The solitary flowers of the Grass of Parnassus are another stunningly beautiful sight to behold on the wet moors of the island in July. Our guests were intoxicated by the smell given off by these exotic-looking flowers. The nectar in the flat, open flowers is easily accessible to insect pollinators, attracted by the sweet aroma of honey that this plant releases. This scent is strongest during sunny days on Mull, coinciding with the time that most potential pollinators are on the wing.
The skerries, inlets and seaweed-strewn bays that punctuate Mull’s North-West coast are a haven for otters. Despite the island’s healthy population, these creatures remain elusive to many visitors. We thought ourselves fortunate to have the company of a rather nonchalant individual that actively fed on an incoming tide while our group were also tucking in to their lunch. The state of the tide and the fact that the wind was blowing our scent away from the ultra-sensitive nostrils of this animal was a big factor in allowing us such prolonged views.
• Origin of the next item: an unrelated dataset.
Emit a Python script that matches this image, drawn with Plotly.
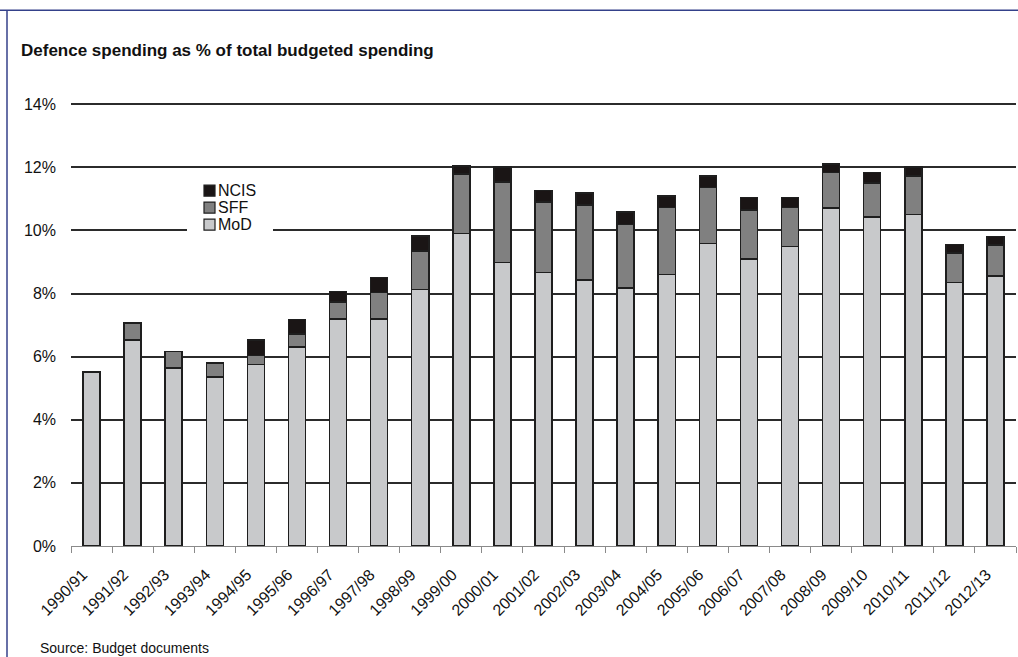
import plotly.graph_objects as go

years = ["1990/91", "1991/92", "1992/93", "1993/94", "1994/95", "1995/96", "1996/97",
         "1997/98", "1998/99", "1999/00", "2000/01", "2001/02", "2002/03", "2003/04",
         "2004/05", "2005/06", "2006/07", "2007/08", "2008/09", "2009/10", "2010/11",
         "2011/12", "2012/13"]
mod = [5.52, 6.53, 5.64, 5.36, 5.75, 6.31, 7.20, 7.19, 8.12, 9.90, 8.99, 8.67, 8.43,
       8.17, 8.61, 9.59, 9.09, 9.49, 10.71, 10.43, 10.50, 8.35, 8.56]
sff = [0, 0.53, 0.53, 0.44, 0.29, 0.40, 0.53, 0.84, 1.23, 1.88, 2.54, 2.23, 2.37,
       2.01, 2.11, 1.77, 1.56, 1.23, 1.12, 1.07, 1.23, 0.94, 0.98]
ncis = [0, 0, 0, 0, 0.48, 0.47, 0.34, 0.47, 0.47, 0.26, 0.48, 0.37, 0.39,
        0.40, 0.37, 0.36, 0.39, 0.32, 0.27, 0.33, 0.28, 0.26, 0.27]
y_ticks = [0, 2, 4, 6, 8, 10, 12, 14]

series = [("MoD", mod, "#c8c9cb"), ("SFF", sff, "#808080"), ("NCIS", ncis, "#1a1515")]

W, H = 1018, 657
Y_TOP = 14.1
L, R, B = 71, 2, 111
T = 104 - 442 * (Y_TOP - 14) / 14
PW, PH = W - L - R, H - T - B
FONT = "Liberation Sans, Arial, sans-serif"


def px(x):
    return (x - L) / PW


def py(y):
    return (H - B - y) / PH


fig = go.Figure()
for name, vals, col in series:
    fig.add_trace(go.Bar(
        x=years, y=[v if v else None for v in vals], name=name,
        marker=dict(color=col, line=dict(color="#1e1e1e", width=1.5)),
        showlegend=False,
    ))

shapes = [
    # page frame (top and left)
    dict(type="line", xref="paper", yref="paper", x0=px(0), x1=px(W), y0=py(10), y1=py(10),
         line=dict(color="#34418a", width=1.5)),
    dict(type="line", xref="paper", yref="paper", x0=px(7), x1=px(7), y0=py(10), y1=py(H),
         line=dict(color="#34418a", width=1.5)),
    # legend background
    dict(type="rect", xref="paper", yref="paper", x0=px(187), x1=px(273), y0=py(178), y1=py(236),
         fillcolor="white", line=dict(width=0), layer="above"),
]
annotations = [
    dict(text="<b>Defence spending as % of total budgeted spending</b>", xref="paper", yref="paper",
         x=px(19), y=py(50), xanchor="left", yanchor="middle", showarrow=False,
         font=dict(family=FONT, size=17, color="#111")),
    dict(text="Source: Budget documents", xref="paper", yref="paper",
         x=px(38), y=py(648), xanchor="left", yanchor="middle", showarrow=False,
         font=dict(family=FONT, size=14, color="#111")),
]
# custom legend (top to bottom: NCIS, SFF, MoD)
for i, (name, vals, col) in enumerate(reversed(series)):
    cy = 190.5 + 17 * i
    shapes.append(dict(type="rect", xref="paper", yref="paper",
                       x0=px(204), x1=px(215), y0=py(cy - 5.5), y1=py(cy + 5.5),
                       fillcolor=col, line=dict(color="#1e1e1e", width=1.2), layer="above"))
    annotations.append(dict(text=name, xref="paper", yref="paper", x=px(216), y=py(cy),
                            xanchor="left", yanchor="middle", showarrow=False,
                            font=dict(family=FONT, size=16, color="#111")))

fig.update_layout(
    width=W, height=H,
    margin=dict(l=L, r=R, t=T, b=B, pad=0),
    paper_bgcolor="white", plot_bgcolor="white",
    barmode="stack", bargap=0.585,
    font=dict(family=FONT, color="#111"),
    shapes=shapes, annotations=annotations,
    xaxis=dict(
        type="category", tickangle=-45, tickfont=dict(size=16, color="#111"),
        showline=True, linecolor="#8a8a8a", linewidth=1.2,
        ticks="outside", tickson="boundaries", ticklen=6, tickcolor="#8a8a8a", tickwidth=1,
        showgrid=False, ticklabelstandoff=12, ticklabelshift=-9,
    ),
    yaxis=dict(
        range=[0, Y_TOP], tickvals=y_ticks, ticktext=[f"{v}%" for v in y_ticks],
        tickfont=dict(size=16, color="#111"),
        showgrid=True, gridcolor="#2b2b2b", gridwidth=1.6, zeroline=False,
        showline=False, ticks="", ticklabelstandoff=14,
    ),
)

fig.write_html("out.html")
Our resident Greylag Geese appear to have had a profitable breeding season in the North of the island, as depicted by the number of crèches that we have encountered during our walks. Part of the only truly indigenous breeding stock in Britain, these hefty-looking and clamorous birds are very much an avian success story on the island, although they do have their detractors!
Part of this success is based on their ability to grub out the more nutritious subterranean parts of plants and not to be solely reliant on grass for a meal. Nonetheless, Greylag Geese eat a lot of grass and have evolved a highly effective digestive system that fast tracks the food that enters their stomach into the two-inch long cylinders of poo that they freely dispense with!